Once complete, the park will display 43 guns and vehicles, but visitors can still see the 28 guns and vehicles already in position tomorrow.

“We want to put out picnic tables and make it more like a park — make it look more polished,” George said, adding the park will be ready Labour Day weekend and free to the public.

Visitors can still relish in the rich Westman artillery history indoors, where 28 guns and vehicles are on permanent display. The oldest artillery batteries in Canada were formed in 1855 and Canadian gunners have been in every conflict in the country’s history, from the Fenian Raids to Afghanistan. Exhibits highlight the role of artillery in each event, showing that behind every gun are gunners — or in this case, mannequins.

The figures, posed in action, are painted with dirt and faint traces of gun residue to look more lifelike.

“We really want the focus to be about the gunners and their service,” George said.

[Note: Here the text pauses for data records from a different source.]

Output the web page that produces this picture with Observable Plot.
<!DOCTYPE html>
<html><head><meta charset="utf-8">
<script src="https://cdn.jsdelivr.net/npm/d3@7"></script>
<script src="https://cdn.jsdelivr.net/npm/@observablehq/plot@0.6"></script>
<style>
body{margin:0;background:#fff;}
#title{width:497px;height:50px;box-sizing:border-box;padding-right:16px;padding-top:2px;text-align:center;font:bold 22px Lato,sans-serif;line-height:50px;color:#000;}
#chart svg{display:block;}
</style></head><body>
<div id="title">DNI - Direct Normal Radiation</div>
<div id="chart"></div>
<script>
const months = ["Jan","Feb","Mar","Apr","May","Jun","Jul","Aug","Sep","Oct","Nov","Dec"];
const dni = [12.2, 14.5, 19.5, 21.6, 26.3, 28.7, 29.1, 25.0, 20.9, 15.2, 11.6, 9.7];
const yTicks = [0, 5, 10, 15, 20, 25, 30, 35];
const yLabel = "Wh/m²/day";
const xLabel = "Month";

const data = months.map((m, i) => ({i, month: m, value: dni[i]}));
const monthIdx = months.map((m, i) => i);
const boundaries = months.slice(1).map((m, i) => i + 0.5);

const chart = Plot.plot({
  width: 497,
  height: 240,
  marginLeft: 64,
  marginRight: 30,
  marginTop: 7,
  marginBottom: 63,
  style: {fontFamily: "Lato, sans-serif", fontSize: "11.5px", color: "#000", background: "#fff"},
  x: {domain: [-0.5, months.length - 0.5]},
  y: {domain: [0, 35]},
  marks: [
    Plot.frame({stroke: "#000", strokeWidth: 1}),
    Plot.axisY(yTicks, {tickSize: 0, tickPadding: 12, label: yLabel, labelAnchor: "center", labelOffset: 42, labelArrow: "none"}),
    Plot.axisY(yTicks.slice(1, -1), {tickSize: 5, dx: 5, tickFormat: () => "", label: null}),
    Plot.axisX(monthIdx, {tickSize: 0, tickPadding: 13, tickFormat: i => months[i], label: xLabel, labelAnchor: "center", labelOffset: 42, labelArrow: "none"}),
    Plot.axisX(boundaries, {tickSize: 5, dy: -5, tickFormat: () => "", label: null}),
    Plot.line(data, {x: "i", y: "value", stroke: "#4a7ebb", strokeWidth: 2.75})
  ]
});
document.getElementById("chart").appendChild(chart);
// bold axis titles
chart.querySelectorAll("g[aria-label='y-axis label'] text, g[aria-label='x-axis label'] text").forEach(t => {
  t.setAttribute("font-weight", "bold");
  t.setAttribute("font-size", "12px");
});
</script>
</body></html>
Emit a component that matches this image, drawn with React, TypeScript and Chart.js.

Even the Afghanistan exhibit has a mannequin in tan uniform, despite not having a modern gun or vehicle on permanent display for the next 30 years.

“That’s what the soldiers coming back commented on, they really wanted their own mannequin,” George said.

Real-life gunners have been in Manitoba since the oldest artillery battery in Western Canada formed in Portage la Prairie in 1871, after the Fenian Raid. Today, the battery is part of the 26th Field Regiment, one of Canada’s 25 artillery units, with its headquarters at the Brandon Armouries.

The regiment formed in 1936 and has used the prairie land as its practise ground. Shilo’s training area has been regarded as “the best artillery range in the Commonwealth,” said Edd McArthur, curator of the regiment’s museum.

The 26th Field Regiment museum is not holding a specific event on Saturday, but visitors can enjoy it free every Tuesday from 9 a.m. to 4 p.m.

Women of the War Years luncheon

The fourth annual Women of the War Years Committee luncheon is this Saturday and will highlight women’s invaluable contribution to the workforce during the Second World War. The group will present a showing of "Rosies of the North," a film by the National Film Board, about the non-traditional role women had in the 1940s.

Tickets to the luncheon are $25, with a $10 donation included to benefit a travelling exhibition about women in the war. So far, the committee has three banners that have travelled to other museums, and they hope to produce a video.